Exercise directions:
Below are some records. Output the lines from the first one through the line that holds "from matplotlib.ticker import FuncFormatter", exactly as written, with no pictures.

Given records:

● ● ●

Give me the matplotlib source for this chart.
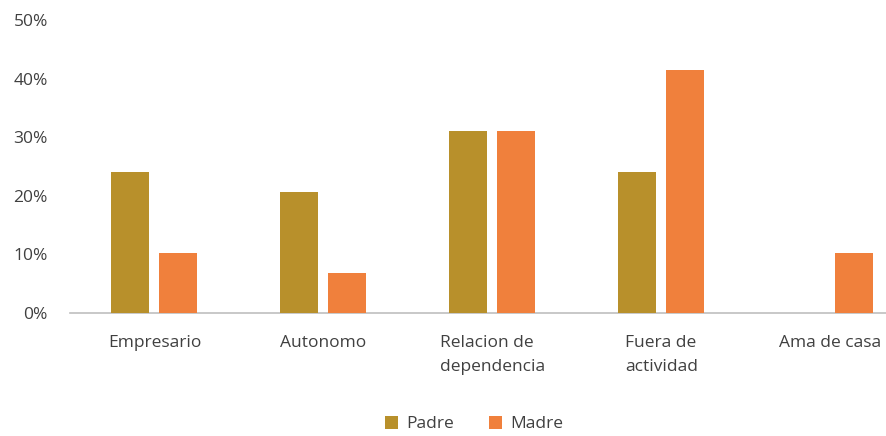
import numpy as np
import matplotlib
matplotlib.use("Agg")
import matplotlib.pyplot as plt
from matplotlib.ticker import FuncFormatter

categories = ["Empresario", "Autonomo", "Relacion de\ndependencia", "Fuera de\nactividad", "Ama de casa"]
padre = [24.1, 20.7, 31.0, 24.1, 0.0]
madre = [10.3, 6.9, 31.0, 41.4, 10.3]

PADRE_COLOR = "#B8902B"
MADRE_COLOR = "#F0803C"
TEXT_COLOR = "#404040"

plt.rcParams["font.family"] = ["Open Sans", "DejaVu Sans"]

fig = plt.figure(figsize=(8.86, 4.36), dpi=100)
ax = fig.add_axes([0.079, 0.282, 0.921, 0.672])

x = np.arange(len(categories))
w = 0.225
off = 0.142
ax.bar(x - off, padre, w, color=PADRE_COLOR, label="Padre", zorder=3)
ax.bar(x + off, madre, w, color=MADRE_COLOR, label="Madre", zorder=3)

ax.set_xlim(-0.5, 4.33)
ax.set_ylim(0, 50)
ax.set_yticks([0, 10, 20, 30, 40, 50])
ax.yaxis.set_major_formatter(FuncFormatter(lambda v, p: f"{v:.0f}%"))
ax.set_xticks(x)
ax.set_xticklabels(categories, multialignment="left", linespacing=1.65)
ax.tick_params(axis="both", length=0, labelsize=12.5, colors=TEXT_COLOR)
ax.tick_params(axis="x", pad=16)
ax.tick_params(axis="y", pad=16)

for s in ["top", "right", "left"]:
    ax.spines[s].set_visible(False)
ax.spines["bottom"].set_color("#BFBFBF")
ax.spines["bottom"].set_linewidth(1.2)

leg = ax.legend(loc="center", bbox_to_anchor=(0.535, 0.027), bbox_transform=fig.transFigure,
                ncol=2, frameon=False, fontsize=12.5, handlelength=0.75, handleheight=0.75,
                columnspacing=2.0, handletextpad=0.5)
for t in leg.get_texts():
    t.set_color(TEXT_COLOR)

fig.savefig("out.png", dpi=100)
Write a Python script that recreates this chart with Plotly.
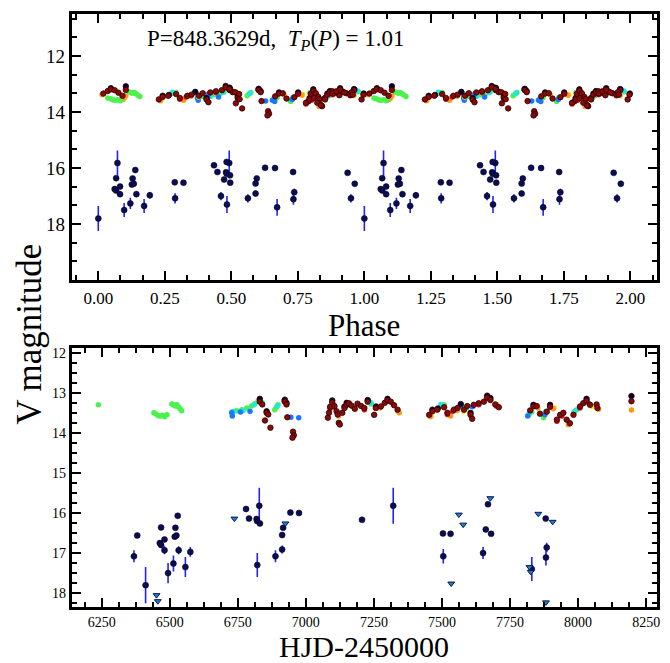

● ● ●

The answer:
Give me the matplotlib source for this chart.
import numpy as np
import matplotlib
matplotlib.use("Agg")
import matplotlib.pyplot as plt
from matplotlib.ticker import FuncFormatter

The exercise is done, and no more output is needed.